Posted by Sol System (Member # 30) on :
I wish you the best of luck, Paul.
------------------ "Have you ever seen a bloody egg? Glass in hand, laying up in bed?" -- They Might Be Giants
Posted by The_Tom (Member # 38) on :
*really hates it when he has to be so uncreative in a response, but this is probably the best I could use*
What he said.
------------------ "You're not quite evil enough. You're semi-evil. You're quasi-evil. You're the margarine of evil. You're the Diet Coke of evil, just one calorie, not evil enough." -The good Doctor and his son, Scot
Posted by Kosh (Member # 167) on :
Good luck Paul! I think you are doing the single most difficult thing any person could do, leaving a child you love so much, but in the end, as you have said, it will be the best for her as well as for you. The one thing worse then a broken home, has got to be an unhappy home.

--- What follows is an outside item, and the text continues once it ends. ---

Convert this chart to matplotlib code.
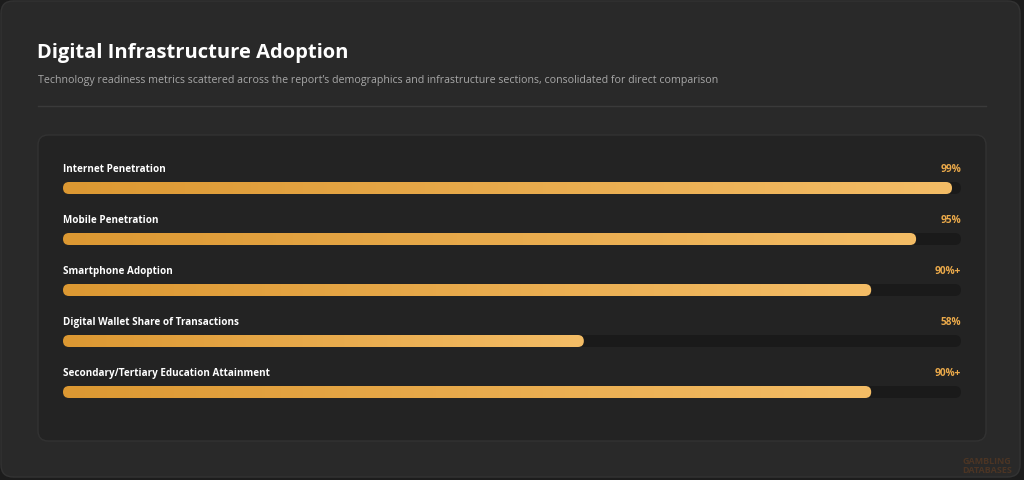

------------------ WHO ARE YOU?
Posted by Charles Capps (Member # 9) on :
*grimace*
Posted by Jubilee (Member # 99) on :
In the end, what it comes down to is that the decision that is the right one does not always make everyone happy immediatly. You need to do this, and I think that It's the best thing for your daughter, as well. I wish you the best of luck and i'm sure there are lots of us praying for you. :-)
------------------ "It is important to get up when you fall...for this much I know to be true: That thing we call Failure is not in the falling down, but the staying down."
Posted by Baloo (Member # 5) on :
Thanks, Jube! I couldn't have said it better myself. (So I didn't. Sometimes it takes me a while to ramp up to a relevant thought.)
Paul, you are in our prayers (those of us who pray) and thoughts (those of us who think, anyhow ).
--Baloo
[This message has been edited by Baloo (edited August 03, 1999).]